→ BRIEF
Take the lines from the head of the listing through the one bearing "const weeks: string[]" and copy them exactly, leaving every picture out.

→ DATA PROVIDED
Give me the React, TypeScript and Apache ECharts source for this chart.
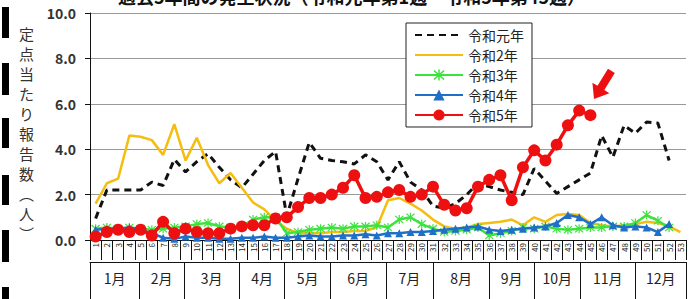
import React, { useEffect, useRef } from "react";
import * as echarts from "echarts";

const weeks: string[] = Array.from({ length: 53 }, (_, i) => String(i + 1));

const seriesNames = ["令和元年", "令和2年", "令和3年", "令和4年", "令和5年"];

const r1: number[] = [
  0.95, 2.2, 2.2, 2.2, 2.2, 2.55, 2.4, 3.55, 3.0, 3.45, 3.8, 3.2, 2.65, 2.3, 2.9, 3.5, 3.9, 1.05, 2.7, 4.3,
  3.6, 3.5, 3.45, 3.35, 3.75, 3.45, 2.65, 3.45, 2.55, 2.2, 1.5, 1.4, 1.6, 2.0, 2.5, 2.35, 2.2, 2.1, 2.0, 3.15,
  2.6, 2.05, 2.35, 2.65, 2.95, 4.6, 3.65, 5.05, 4.7, 5.2, 5.15, 3.5,
];
const r2: number[] = [
  1.6, 2.5, 2.7, 4.6, 4.55, 4.4, 3.75, 5.1, 3.5, 4.5, 3.3, 2.5, 2.95, 2.3, 1.65, 1.35, 0.85, 0.5, 0.3, 0.3,
  0.3, 0.35, 0.35, 0.4, 0.4, 0.55, 1.75, 1.85, 1.6, 1.3, 0.9, 0.6, 0.5, 0.55, 0.7, 0.75, 0.8, 0.9, 0.65, 1.0,
  0.8, 1.1, 1.15, 1.1, 0.75, 0.65, 0.6, 0.65, 0.7, 0.8, 0.75, 0.6, 0.35,
];
const r3: number[] = [
  0.5, 0.55, 0.5, 0.55, 0.5, 0.45, 0.5, 0.55, 0.6, 0.7, 0.75, 0.6, 0.55, 0.6, 0.9, 1.0, 1.0, 0.3, 0.35, 0.45,
  0.5, 0.55, 0.5, 0.6, 0.6, 0.65, 0.55, 0.9, 1.0, 0.7, 0.5, 0.35, 0.4, 0.45, 0.55, 0.2, 0.3, 0.4, 0.55, 0.5,
  0.6, 0.5, 0.45, 0.5, 0.55, 0.55, 0.6, 0.6, 0.75, 1.1, 0.85, 0.55,
];
const r4: number[] = [
  0.45, 0.5, 0.5, 0.55, 0.45, 0.3, 0.1, 0.05, 0.15, 0.1, 0.1, 0.05, 0.05, 0.1, 0.1, 0.15, 0.1, 0.1, 0.15, 0.2,
  0.15, 0.15, 0.2, 0.2, 0.25, 0.2, 0.3, 0.3, 0.35, 0.35, 0.4, 0.45, 0.5, 0.55, 0.6, 0.45, 0.4, 0.45, 0.5, 0.55,
  0.6, 0.75, 1.1, 1.0, 0.7, 1.0, 0.65, 0.55, 0.6, 0.55, 0.35, 0.7,
];
const r5: number[] = [
  0.15, 0.35, 0.45, 0.35, 0.45, 0.2, 0.8, 0.3, 0.5, 0.35, 0.3, 0.3, 0.5, 0.6, 0.65, 0.65, 0.95, 1.0, 1.45, 1.85,
  1.85, 2.0, 2.3, 2.85, 1.85, 1.9, 2.1, 2.2, 1.9, 2.0, 2.35, 1.55, 1.3, 1.4, 2.35, 2.65, 2.85, 1.75, 3.2, 3.95,
  3.5, 4.2, 5.05, 5.7, 5.5,
];

const yTicks = [0, 2, 4, 6, 8, 10];
const monthNames = ["1月", "2月", "3月", "4月", "5月", "6月", "7月", "8月", "9月", "10月", "11月", "12月"];
const monthBounds = [0, 4.4, 8.35, 13.3, 17.3, 21.4, 26.3, 30.5, 35.5, 39.5, 43.6, 48.5, 53];

const FONT = "'Noto Sans CJK JP', 'Noto Sans', sans-serif";

const starPath =
  "path://M-0.12,-1L0.12,-1L0.12,1L-0.12,1Z M-0.9,-0.72L-0.72,-0.9L0.9,0.72L0.72,0.9Z M0.72,-0.9L0.9,-0.72L-0.72,0.9L-0.9,0.72Z";

export default function App() {
  const ref = useRef<HTMLDivElement>(null);
  useEffect(() => {
    if (!ref.current) return;
    const chart = echarts.init(ref.current, undefined, { renderer: "svg" });
    const monthCenters = monthNames.map((_, i) => (monthBounds[i] + monthBounds[i + 1]) / 2);
    const yName = ["定", "点", "当", "た", "り", "報", "告", "数", "︵", "人", "︶"].join("\n");
    const bars = [
      [7, 38],
      [63, 95],
      [118, 148],
      [175, 205],
      [230, 262],
      [287, 305],
    ];
    chart.setOption({
      animation: false,
      backgroundColor: "#ffffff",
      textStyle: { fontFamily: FONT },
      title: {
        text: "過去5年間の発生状況（令和元年第1週～令和5年第45週）",
        left: 118,
        top: -13,
        padding: 0,
        textStyle: { fontSize: 18, fontWeight: "bold", color: "#111", fontFamily: FONT },
      },
      grid: { left: 90, right: 14, top: 13, bottom: 59, containLabel: false },
      legend: {
        orient: "vertical",
        left: 406,
        top: 23,
        padding: [5, 8, 5, 8],
        itemGap: 6,
        itemWidth: 48,
        itemHeight: 14,
        borderColor: "#222",
        borderWidth: 1,
        backgroundColor: "#fff",
        textStyle: { fontSize: 14, color: "#222", fontFamily: FONT },
        data: seriesNames,
      },
      xAxis: [
        {
          type: "category",
          data: weeks,
          boundaryGap: true,
          axisLine: { lineStyle: { color: "#111", width: 1 } },
          axisTick: { show: true, interval: 0, length: 20, lineStyle: { color: "#111" } },
          axisLabel: {
            interval: 0,
            rotate: 90,
            fontSize: 8,
            margin: 3,
            color: "#222",
          },
          splitLine: { show: false },
        },
        {
          type: "value",
          min: 0,
          max: 53,
          position: "bottom",
          offset: 22,
          axisLine: { show: true, lineStyle: { color: "#111", width: 1 } },
          axisTick: {
            show: true,
            inside: false,
            length: 40,
            customValues: monthBounds,
            lineStyle: { color: "#111", width: 1 },
          },
          axisLabel: {
            customValues: monthCenters,
            margin: 9,
            fontSize: 14,
            color: "#222",
            fontFamily: FONT,
            formatter: (v: number) => {
              let best = 0;
              for (let i = 0; i < monthCenters.length; i++) {
                if (Math.abs(monthCenters[i] - v) < Math.abs(monthCenters[best] - v)) best = i;
              }
              return monthNames[best];
            },
          },
          splitLine: { show: false },
        },
      ],
      yAxis: {
        type: "value",
        min: yTicks[0],
        max: yTicks[yTicks.length - 1],
        interval: 2,
        axisLine: { show: true, lineStyle: { color: "#111", width: 1 } },
        axisTick: { show: true, length: 5, lineStyle: { color: "#111" } },
        axisLabel: {
          formatter: (v: number) => v.toFixed(1),
          fontSize: 14,
          fontWeight: "bold",
          color: "#333",
          margin: 14,
          fontFamily: FONT,
        },
        splitLine: { show: true, lineStyle: { color: "#999", width: 1 } },
      },
      series: [
        {
          name: seriesNames[0],
          type: "line",
          data: r1,
          symbol: "none",
          color: "#111",
          itemStyle: { color: "#111", opacity: 0 },
          lineStyle: { color: "#111", width: 3, type: [7, 5] },
          z: 2,
        },
        {
          name: seriesNames[1],
          type: "line",
          data: r2,
          symbol: "none",
          color: "#f5bd10",
          itemStyle: { color: "#f5bd10", opacity: 0 },
          lineStyle: { color: "#f5bd10", width: 2.5 },
          z: 3,
        },
        {
          name: seriesNames[2],
          type: "line",
          data: r3,
          symbol: starPath,
          symbolSize: 9,
          color: "#3ee23e",
          itemStyle: { color: "#3ee23e" },
          lineStyle: { color: "#3ee23e", width: 2.5 },
          z: 4,
        },
        {
          name: seriesNames[3],
          type: "line",
          data: r4,
          symbol: "triangle",
          symbolSize: 8,
          color: "#1f6fc8",
          itemStyle: { color: "#1f6fc8" },
          lineStyle: { color: "#1f6fc8", width: 2.5 },
          z: 5,
        },
        {
          name: seriesNames[4],
          type: "line",
          data: r5,
          symbol: "circle",
          symbolSize: 12,
          color: "#ee1010",
          itemStyle: { color: "#ee1010" },
          lineStyle: { color: "#ee1010", width: 3.5 },
          z: 6,
        },
      ],
      graphic: [
        ...bars.map(([y0, y1]) => ({
          type: "rect",
          shape: { x: 2, y: y0, width: 7, height: y1 - y0 },
          style: { fill: "#000" },
        })),
        {
          type: "text",
          left: 19,
          top: 23,
          style: {
            text: yName,
            fontSize: 15,
            lineHeight: 20,
            fill: "#333",
            fontFamily: FONT,
            align: "center",
          },
        },
        {
          type: "polygon",
          shape: {
            points: [
              [594, 99],
              [609.4, 93.2],
              [604.3, 90.1],
              [614.8, 73.1],
              [608.0, 68.8],
              [597.5, 85.8],
              [592.4, 82.7],
            ],
          },
          style: { fill: "#ee1010" },
          z: 100,
        },
      ],
    });
    return () => chart.dispose();
  }, []);
  return (
    <div
      ref={ref}
      style={{ position: "fixed", left: 0, top: 0, width: 700, height: 299, background: "#fff" }}
    />
  );
}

→ FINISHED TASK
Give me the React, TypeScript and Apache ECharts source for this chart.
import React, { useEffect, useRef } from "react";
import * as echarts from "echarts";

const weeks: string[] = Array.from({ length: 53 }, (_, i) => String(i + 1));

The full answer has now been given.